Exercise directions: Everything from the line with "Give me the matplotlib source for this chart." through the line with "bars.append(b)" should be repeated exactly, both of those lines included, and nothing else.

Excerpted data:

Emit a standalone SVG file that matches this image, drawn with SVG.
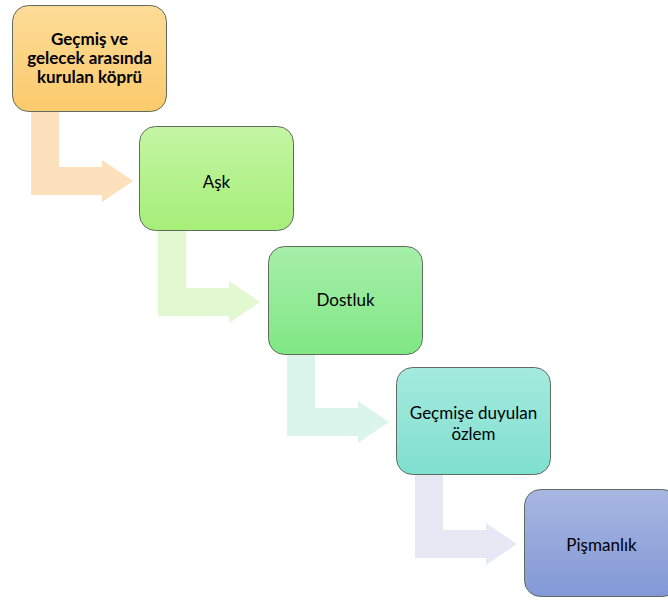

...

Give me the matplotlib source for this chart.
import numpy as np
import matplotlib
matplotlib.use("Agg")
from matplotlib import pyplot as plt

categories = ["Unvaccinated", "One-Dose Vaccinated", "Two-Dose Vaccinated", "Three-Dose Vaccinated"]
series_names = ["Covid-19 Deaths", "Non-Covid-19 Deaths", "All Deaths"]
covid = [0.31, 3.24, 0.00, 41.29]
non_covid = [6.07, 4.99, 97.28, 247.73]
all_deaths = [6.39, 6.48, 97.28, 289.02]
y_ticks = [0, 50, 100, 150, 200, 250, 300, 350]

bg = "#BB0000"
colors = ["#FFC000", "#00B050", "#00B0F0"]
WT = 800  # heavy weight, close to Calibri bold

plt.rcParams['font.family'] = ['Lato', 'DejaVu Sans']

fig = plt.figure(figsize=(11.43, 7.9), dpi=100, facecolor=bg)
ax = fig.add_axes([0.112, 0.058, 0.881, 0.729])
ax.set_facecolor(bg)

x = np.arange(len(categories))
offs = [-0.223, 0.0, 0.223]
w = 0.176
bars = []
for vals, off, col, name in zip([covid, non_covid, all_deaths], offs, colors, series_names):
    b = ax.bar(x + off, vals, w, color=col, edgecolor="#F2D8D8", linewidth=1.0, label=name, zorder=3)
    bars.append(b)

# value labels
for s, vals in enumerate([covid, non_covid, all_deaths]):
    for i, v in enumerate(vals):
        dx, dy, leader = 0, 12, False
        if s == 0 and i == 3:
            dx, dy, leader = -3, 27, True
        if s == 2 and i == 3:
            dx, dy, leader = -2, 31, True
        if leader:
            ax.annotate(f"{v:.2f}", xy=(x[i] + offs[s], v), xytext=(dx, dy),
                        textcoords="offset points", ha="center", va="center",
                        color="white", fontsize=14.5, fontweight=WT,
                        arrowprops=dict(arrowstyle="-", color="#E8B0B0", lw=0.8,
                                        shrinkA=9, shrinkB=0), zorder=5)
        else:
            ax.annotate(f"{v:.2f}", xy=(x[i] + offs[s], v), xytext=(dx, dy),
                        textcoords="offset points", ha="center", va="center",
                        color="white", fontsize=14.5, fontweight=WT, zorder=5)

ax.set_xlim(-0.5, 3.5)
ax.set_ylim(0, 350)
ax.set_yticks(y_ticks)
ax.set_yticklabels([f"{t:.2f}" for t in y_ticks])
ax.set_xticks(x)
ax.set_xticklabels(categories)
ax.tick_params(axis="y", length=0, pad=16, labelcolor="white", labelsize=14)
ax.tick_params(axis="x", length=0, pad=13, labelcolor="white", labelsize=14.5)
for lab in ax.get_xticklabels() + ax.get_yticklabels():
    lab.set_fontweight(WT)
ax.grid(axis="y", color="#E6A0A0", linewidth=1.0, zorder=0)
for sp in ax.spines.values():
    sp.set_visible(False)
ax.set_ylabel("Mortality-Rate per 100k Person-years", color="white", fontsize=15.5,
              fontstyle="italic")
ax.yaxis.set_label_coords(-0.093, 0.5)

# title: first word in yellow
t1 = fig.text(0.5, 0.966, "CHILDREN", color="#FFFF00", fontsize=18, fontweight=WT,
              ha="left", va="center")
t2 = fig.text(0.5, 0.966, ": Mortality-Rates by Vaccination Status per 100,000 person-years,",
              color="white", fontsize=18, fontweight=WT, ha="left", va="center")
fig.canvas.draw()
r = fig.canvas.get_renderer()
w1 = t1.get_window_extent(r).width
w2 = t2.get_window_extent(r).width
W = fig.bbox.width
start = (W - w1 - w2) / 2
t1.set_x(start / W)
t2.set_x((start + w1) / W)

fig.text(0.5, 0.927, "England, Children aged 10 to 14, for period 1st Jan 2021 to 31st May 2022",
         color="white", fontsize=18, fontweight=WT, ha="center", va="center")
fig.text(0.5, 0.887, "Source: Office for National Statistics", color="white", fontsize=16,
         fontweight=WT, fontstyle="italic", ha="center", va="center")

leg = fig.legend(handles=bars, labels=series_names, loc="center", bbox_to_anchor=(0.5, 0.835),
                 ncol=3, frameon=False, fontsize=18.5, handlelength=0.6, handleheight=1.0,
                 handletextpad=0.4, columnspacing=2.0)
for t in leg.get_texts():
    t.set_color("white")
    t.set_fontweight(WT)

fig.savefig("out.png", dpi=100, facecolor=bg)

Completed exercise:
Give me the matplotlib source for this chart.
import numpy as np
import matplotlib
matplotlib.use("Agg")
from matplotlib import pyplot as plt

categories = ["Unvaccinated", "One-Dose Vaccinated", "Two-Dose Vaccinated", "Three-Dose Vaccinated"]
series_names = ["Covid-19 Deaths", "Non-Covid-19 Deaths", "All Deaths"]
covid = [0.31, 3.24, 0.00, 41.29]
non_covid = [6.07, 4.99, 97.28, 247.73]
all_deaths = [6.39, 6.48, 97.28, 289.02]
y_ticks = [0, 50, 100, 150, 200, 250, 300, 350]

bg = "#BB0000"
colors = ["#FFC000", "#00B050", "#00B0F0"]
WT = 800  # heavy weight, close to Calibri bold

plt.rcParams['font.family'] = ['Lato', 'DejaVu Sans']

fig = plt.figure(figsize=(11.43, 7.9), dpi=100, facecolor=bg)
ax = fig.add_axes([0.112, 0.058, 0.881, 0.729])
ax.set_facecolor(bg)

x = np.arange(len(categories))
offs = [-0.223, 0.0, 0.223]
w = 0.176
bars = []
for vals, off, col, name in zip([covid, non_covid, all_deaths], offs, colors, series_names):
    b = ax.bar(x + off, vals, w, color=col, edgecolor="#F2D8D8", linewidth=1.0, label=name, zorder=3)
    bars.append(b)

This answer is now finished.